Helen Kimberly Stuart, Dr. Emma Jaeck and other leading women who have shaped our area’s history. Visitors will also learn about the daily lives of that first generation of women voters, viewing the interior of a typical early 20th Century home and exploring the era’s clothing fashions. They can cast a ballot for their candidate of choice from the 1920 presidential election from inside an original Douglas voting booth used during the time period. Ironically, the Douglas booth was invented by a woman, Elizabeth Robb Douglas from Crete, Nebraska, over 10 years before the ratification of the 19th Amendment. Patrons can also join the debate over women’s suffrage as it played out in the political cartoons of the era or engage with dozens of other artifacts and activities related to the topic of women’s rights and suffrage.

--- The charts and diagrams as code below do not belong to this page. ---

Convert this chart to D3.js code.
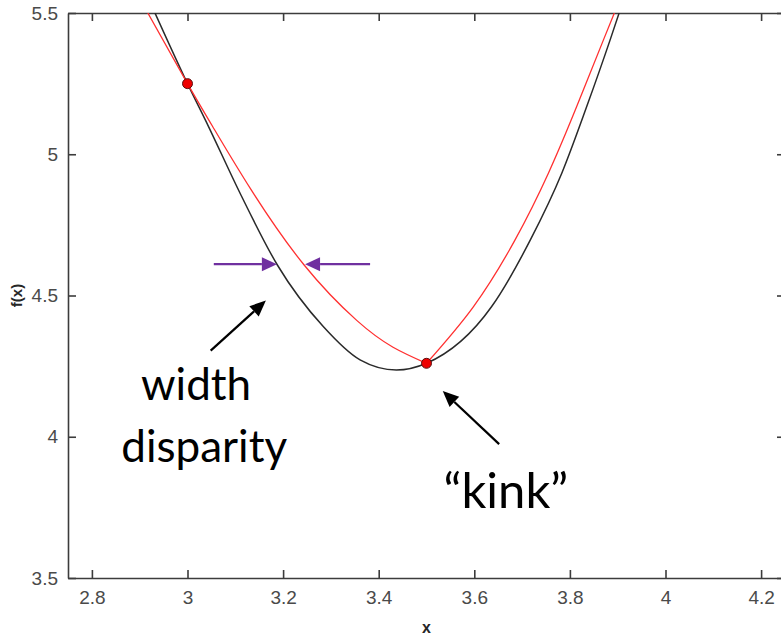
<!DOCTYPE html>
<html>
<head>
<meta charset="utf-8">
<script src="https://cdn.jsdelivr.net/npm/d3@7"></script>
<style>
  body { margin: 0; background: #fff; }
  svg { display: block; }
  .tick text { font-family: "Liberation Sans", Arial, sans-serif; font-size: 19px; fill: #4a4a4a; }
  .note { font-family: Lato, "Open Sans", sans-serif; fill: #000; }
</style>
</head>
<body>
<div id="chart"></div>
<script>
// values
var xTicks = [2.8, 3, 3.2, 3.4, 3.6, 3.8, 4, 4.2];
var yTicks = [3.5, 4, 4.5, 5, 5.5];

// f(x), the black curve
var fX = [2.932, 3.000, 3.044, 3.110, 3.188, 3.284, 3.361, 3.437, 3.500, 3.636, 3.717, 3.783, 3.835, 3.884, 3.903];
var fY = [5.500, 5.250, 5.098, 4.862, 4.608, 4.390, 4.272, 4.236, 4.260, 4.460, 4.696, 4.933, 5.168, 5.404, 5.500];

// red approximation, two pieces that meet at the kink
var redLeftX = [2.917, 3.000, 3.052, 3.134, 3.244, 3.354, 3.430, 3.500];
var redLeftY = [5.500, 5.250, 5.100, 4.872, 4.608, 4.412, 4.317, 4.260];
var redRightX = [3.500, 3.598, 3.685, 3.755, 3.814, 3.870, 3.893];
var redRightY = [4.260, 4.460, 4.696, 4.933, 5.168, 5.404, 5.500];

// red dots
var dotX = [3.0, 3.5];
var dotY = [5.25, 4.26];

var width = 781, height = 636;
var margin = { left: 68, top: 13 };
var plotW = 717, plotH = 565;

var svg = d3.select("#chart").append("svg")
  .attr("width", width)
  .attr("height", height);

var x = d3.scaleLinear().domain([2.75, 4.25]).range([margin.left, margin.left + plotW]);
var y = d3.scaleLinear().domain([3.5, 5.5]).range([margin.top + plotH, margin.top]);

svg.append("clipPath").attr("id", "plot")
  .append("rect")
  .attr("x", margin.left).attr("y", margin.top)
  .attr("width", plotW).attr("height", plotH);

// box axes, MATLAB style with inward ticks
function styleAxis(g) {
  g.select(".domain").attr("stroke", "#3c3c3c").attr("stroke-width", 1.6);
  g.selectAll(".tick line").attr("stroke", "#3c3c3c").attr("stroke-width", 1.6);
}

svg.append("g")
  .attr("transform", "translate(0," + y(3.5) + ")")
  .call(d3.axisBottom(x).tickValues(xTicks).tickSizeInner(-8).tickSizeOuter(0).tickPadding(13)
    .tickFormat(d3.format("~g")))
  .call(styleAxis);

svg.append("g")
  .attr("transform", "translate(0," + y(5.5) + ")")
  .call(d3.axisTop(x).tickValues(xTicks).tickSizeInner(-8).tickSizeOuter(0).tickFormat(""))
  .call(styleAxis);

svg.append("g")
  .attr("transform", "translate(" + x(2.75) + ",0)")
  .call(d3.axisLeft(y).tickValues(yTicks).tickSizeInner(-8).tickSizeOuter(0).tickPadding(10)
    .tickFormat(d3.format("~g")))
  .call(styleAxis);

svg.append("g")
  .attr("transform", "translate(" + x(4.25) + ",0)")
  .call(d3.axisRight(y).tickValues(yTicks).tickSizeInner(-8).tickSizeOuter(0).tickFormat(""))
  .call(styleAxis);

svg.selectAll(".tick text").attr("fill", null);

// axis labels
svg.append("text")
  .attr("x", x(3.5)).attr("y", 633)
  .attr("text-anchor", "middle")
  .style("font-family", "Liberation Sans, Arial, sans-serif")
  .style("font-weight", "bold").style("font-size", "16px").attr("fill", "#262626")
  .text("x");

svg.append("text")
  .attr("transform", "translate(22," + y(4.5) + ") rotate(-90)")
  .attr("text-anchor", "middle")
  .style("font-family", "Liberation Sans, Arial, sans-serif")
  .style("font-weight", "bold").style("font-size", "15px").attr("fill", "#262626")
  .text("f(x)");

// curves
var blackLine = d3.line()
  .x(function (d) { return x(d[0]); })
  .y(function (d) { return y(d[1]); })
  .curve(d3.curveMonotoneX);

var redLine = d3.line()
  .x(function (d) { return x(d[0]); })
  .y(function (d) { return y(d[1]); })
  .curve(d3.curveNatural);

var plot = svg.append("g").attr("clip-path", "url(#plot)");

plot.append("path")
  .datum(d3.zip(fX, fY))
  .attr("d", blackLine)
  .attr("fill", "none").attr("stroke", "#2a2a2a").attr("stroke-width", 1.5);

[d3.zip(redLeftX, redLeftY), d3.zip(redRightX, redRightY)].forEach(function (pts) {
  plot.append("path")
    .datum(pts)
    .attr("d", redLine)
    .attr("fill", "none").attr("stroke", "#ff3030").attr("stroke-width", 1.3);
});

plot.selectAll("circle")
  .data(d3.zip(dotX, dotY))
  .enter().append("circle")
  .attr("cx", function (d) { return x(d[0]); })
  .attr("cy", function (d) { return y(d[1]); })
  .attr("r", 5)
  .attr("fill", "#ee0000")
  .attr("stroke", "#5a1010").attr("stroke-width", 1);

// annotation arrows, given in data units
function arrow(x0, y0, x1, y1, color, w, headLen, headW) {
  var px0 = x(x0), py0 = y(y0), px1 = x(x1), py1 = y(y1);
  var a = Math.atan2(py1 - py0, px1 - px0);
  var bx = px1 - headLen * Math.cos(a), by = py1 - headLen * Math.sin(a);
  svg.append("line")
    .attr("x1", px0).attr("y1", py0).attr("x2", bx).attr("y2", by)
    .attr("stroke", color).attr("stroke-width", w);
  var nx = -Math.sin(a) * headW / 2, ny = Math.cos(a) * headW / 2;
  svg.append("path")
    .attr("d", "M" + px1 + "," + py1 + "L" + (bx + nx) + "," + (by + ny) + "L" + (bx - nx) + "," + (by - ny) + "Z")
    .attr("fill", color);
}

arrow(3.055, 4.611, 3.187, 4.611, "#7030a0", 2.2, 15, 14);
arrow(3.382, 4.611, 3.246, 4.611, "#7030a0", 2.2, 15, 14);
arrow(3.0485, 4.305, 3.164, 4.482, "#000", 2.2, 16, 14);
arrow(3.652, 3.974, 3.534, 4.162, "#000", 2.2, 16, 14);

// notes
svg.append("text").attr("class", "note")
  .attr("x", x(3.018)).attr("y", y(4.130))
  .attr("text-anchor", "middle").style("font-size", "44px")
  .text("width");
svg.append("text").attr("class", "note")
  .attr("x", x(3.035)).attr("y", y(3.911))
  .attr("text-anchor", "middle").style("font-size", "44px")
  .text("disparity");
svg.append("text").attr("class", "note")
  .attr("x", x(3.666)).attr("y", y(3.748))
  .attr("text-anchor", "middle").style("font-size", "49px")
  .text("\u201ckink\u201d");
</script>
</body>
</html>
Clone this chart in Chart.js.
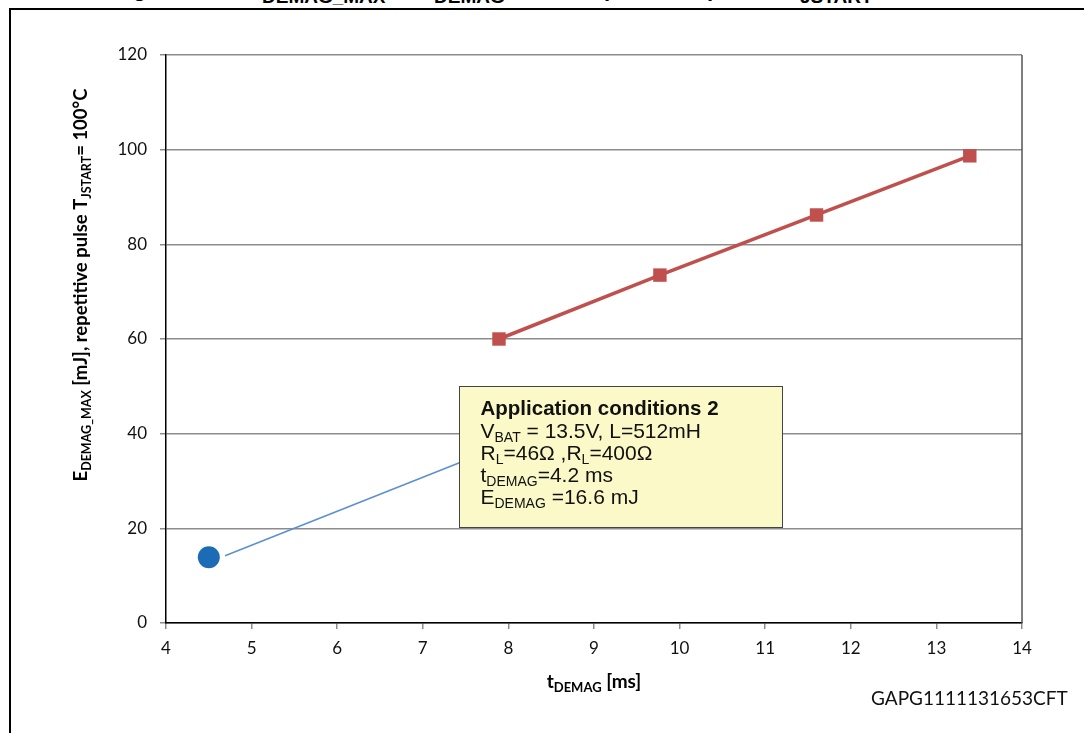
<!DOCTYPE html>
<html>
<head>
<meta charset="utf-8">
<script src="https://cdn.jsdelivr.net/npm/chart.js@4"></script>
<style>
  html, body { margin: 0; padding: 0; background: #fff; }
  #wrap { position: relative; width: 1084px; height: 733px; overflow: hidden; }
  #frame { position: absolute; left: 9px; top: 8px; width: 1100px; height: 760px;
           border-left: 2px solid #000; border-top: 2px solid #000; }
  #caption { position: absolute; left: 0; top: -10px; width: 1084px; height: 15px;
             font: bold 19px "Liberation Sans", Arial, sans-serif; color: #000; }
  #caption span { position: absolute; top: 0; line-height: 14px; }
  #code { position: absolute; left: 871px; top: 686px;
          font: 19px Lato, "Open Sans", sans-serif; color: #111; }
  canvas { position: absolute; left: 0; top: 0; }
</style>
</head>
<body>
<div id="wrap">
  <div id="caption">
    <span style="left:133px;top:-8px;font-size:22px">g</span>
    <span style="left:262px">DEMAG_MAX</span>
    <span style="left:434px">DEMAG</span>
    <span style="left:604px;top:-8px;font-size:22px">p</span>
    <span style="left:707px;top:-8px;font-size:22px">p</span>
    <span style="left:800px">JSTART</span>
  </div>
  <div id="frame"></div>
  <canvas id="chart" width="1084" height="733"></canvas>
  <div id="code">GAPG1111131653CFT</div>
</div>
<script>
"use strict";

// x: t_DEMAG [ms], y: E_DEMAG_MAX [mJ]
const X_TICKS = [4, 5, 6, 7, 8, 9, 10, 11, 12, 13, 14];
const Y_TICKS = [0, 20, 40, 60, 80, 100, 120];

const repT = [7.89, 9.77, 11.6, 13.39];
const repE = [60.0, 73.5, 86.2, 98.7];

const appT = [4.5];
const appE = [13.9];

// leader from the application point to the note box
const leaderT = [4.69, 7.45];
const leaderE = [14.2, 34.0];

const NOTE_TITLE = "Application conditions 2";
const NOTE_LINES = [
  [["V"], ["BAT", true], [" = 13.5V, L=512mH"]],
  [["R"], ["L", true], ["=46\u03A9 ,R"], ["L", true], ["=400\u03A9"]],
  [["t"], ["DEMAG", true], ["=4.2 ms"]],
  [["E"], ["DEMAG", true], [" =16.6 mJ"]],
];
// note box corners, in axis units
const NOTE_BOX = { x0: 7.42, x1: 11.2, yTop: 50.1, yBottom: 20.3 };

const TICK_FONT = { family: "Lato, 'Open Sans', sans-serif", size: 17 };
const GRID_GRAY = "#8c8c8c";

function toPoints(xs, ys) {
  return xs.map((x, i) => ({ x, y: ys[i] }));
}

function drawRuns(ctx, runs, x, y, base, sub, weight, family) {
  for (const [text, isSub] of runs) {
    ctx.font = `${weight} ${isSub ? sub : base}px ${family}`;
    ctx.fillText(text, x, isSub ? y + base * 0.22 : y);
    x += ctx.measureText(text).width;
  }
  return x;
}

function runsWidth(ctx, runs, base, sub, weight, family) {
  let w = 0;
  for (const [text, isSub] of runs) {
    ctx.font = `${weight} ${isSub ? sub : base}px ${family}`;
    w += ctx.measureText(text).width;
  }
  return w;
}

const extrasPlugin = {
  id: "extras",
  afterDatasetsDraw(chart) {
    const { ctx, chartArea, scales } = chart;
    const sx = scales.x, sy = scales.y;

    // right frame of the plot
    ctx.save();
    ctx.strokeStyle = "#555";
    ctx.lineWidth = 1.5;
    ctx.beginPath();
    ctx.moveTo(chartArea.right, chartArea.top);
    ctx.lineTo(chartArea.right, chartArea.bottom);
    ctx.stroke();

    // note box
    const bx = Math.round(sx.getPixelForValue(NOTE_BOX.x0)) + 0.5;
    const bx1 = Math.round(sx.getPixelForValue(NOTE_BOX.x1)) + 0.5;
    const by = Math.round(sy.getPixelForValue(NOTE_BOX.yTop)) + 0.5;
    const by1 = Math.round(sy.getPixelForValue(NOTE_BOX.yBottom)) + 0.5;
    ctx.fillStyle = "#fbf9c7";
    ctx.fillRect(bx, by, bx1 - bx, by1 - by);
    ctx.strokeStyle = "#444";
    ctx.lineWidth = 1;
    ctx.strokeRect(bx, by, bx1 - bx, by1 - by);

    const fam = "'Liberation Sans', Arial, sans-serif";
    ctx.fillStyle = "#111";
    ctx.textBaseline = "alphabetic";
    ctx.textAlign = "left";
    ctx.font = `bold 20.5px ${fam}`;
    ctx.fillText(NOTE_TITLE, bx + 21, by + 28);
    NOTE_LINES.forEach((runs, i) => {
      drawRuns(ctx, runs, bx + 21, by + 51 + i * 22, 21, 14, "normal", fam);
    });
    ctx.restore();
  },
  afterDraw(chart) {
    const { ctx, chartArea } = chart;
    const fam = "Lato, 'Open Sans', sans-serif";
    ctx.save();
    ctx.fillStyle = "#000";
    ctx.textBaseline = "alphabetic";
    ctx.textAlign = "left";

    // x axis title
    const xRuns = [["t"], ["DEMAG", true], [" [ms]"]];
    const xw = runsWidth(ctx, xRuns, 19, 13, "bold", fam);
    drawRuns(ctx, xRuns, (chartArea.left + chartArea.right) / 2 - xw / 2, 688, 19, 13, "bold", fam);

    // y axis title, rotated
    const yRuns = [["E"], ["DEMAG_MAX", true], [" [mJ], repetitive pulse T"], ["JSTART", true], ["= 100\u00B0C"]];
    const yw = runsWidth(ctx, yRuns, 18.5, 12.5, "bold", fam);
    ctx.translate(87, 285);
    ctx.rotate(-Math.PI / 2);
    drawRuns(ctx, yRuns, -yw / 2, 0, 18.5, 12.5, "bold", fam);
    ctx.restore();
  },
};

const chart = new Chart(document.getElementById("chart"), {
  type: "scatter",
  data: {
    datasets: [
      {
        label: "leader",
        data: toPoints(leaderT, leaderE),
        showLine: true,
        borderColor: "#5b8fd4",
        borderWidth: 1.5,
        pointRadius: 0,
      },
      {
        label: "Application conditions 2",
        data: toPoints(appT, appE),
        backgroundColor: "#1c6cb5",
        borderColor: "#1c6cb5",
        pointRadius: 11,
        pointBorderWidth: 0,
      },
      {
        label: "repetitive pulse",
        data: toPoints(repT, repE),
        showLine: true,
        borderColor: "#c0504d",
        borderWidth: 3.5,
        backgroundColor: "#c0504d",
        pointStyle: "rect",
        pointRadius: 9.5,
        pointBorderWidth: 0,
      },
    ],
  },
  options: {
    responsive: false,
    animation: false,
    events: [],
    layout: { padding: { top: 55, right: 62, left: 0, bottom: 0 } },
    plugins: { legend: { display: false }, tooltip: { enabled: false } },
    scales: {
      x: {
        type: "linear",
        min: X_TICKS[0],
        max: X_TICKS[X_TICKS.length - 1],
        afterBuildTicks: (s) => { s.ticks = X_TICKS.map((v) => ({ value: v })); },
        afterFit: (s) => { s.height = 110; },
        ticks: { font: TICK_FONT, color: "#111", padding: 9, maxRotation: 0 },
        grid: { drawOnChartArea: false, drawTicks: true, tickLength: 6, tickColor: GRID_GRAY, lineWidth: 1.5 },
        border: { color: "#000", width: 1.5 },
      },
      y: {
        type: "linear",
        min: Y_TICKS[0],
        max: Y_TICKS[Y_TICKS.length - 1],
        afterBuildTicks: (s) => { s.ticks = Y_TICKS.map((v) => ({ value: v })); },
        afterFit: (s) => { s.width = 166; },
        ticks: { font: TICK_FONT, color: "#111", padding: 13 },
        grid: { color: GRID_GRAY, lineWidth: 1.5, tickLength: 6, tickColor: GRID_GRAY },
        border: { color: "#000", width: 1.5 },
      },
    },
  },
  plugins: [extrasPlugin],
});
</script>
</body>
</html>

The exhibit is part of a year-long commemoration of the 19th Amendment. The Historical Society will also host several public presentations and forums related to voting rights and assist the City of Neenah in the distribution of voter education materials. The exhibit will be located at the Neenah Historical Society’s Hiram Smith Octagon House in Neenah.  

“Voting for a Change” will open to the public on Sunday, May 19 at 12 p.m. It will be open Sundays 12 to 4 p.m., Monday through Friday 10 a.m. to 2 p.m., and by appointment through May and June. It will remain open by appointment through November of 2020. Financial support for “Voting for a Change” was graciously provided by two grants from the Community Foundation for the Fox Valley Region (the Bright Idea Fund and the William and Helen Burger Memorial Fund), and the Wisconsin Humanities Council.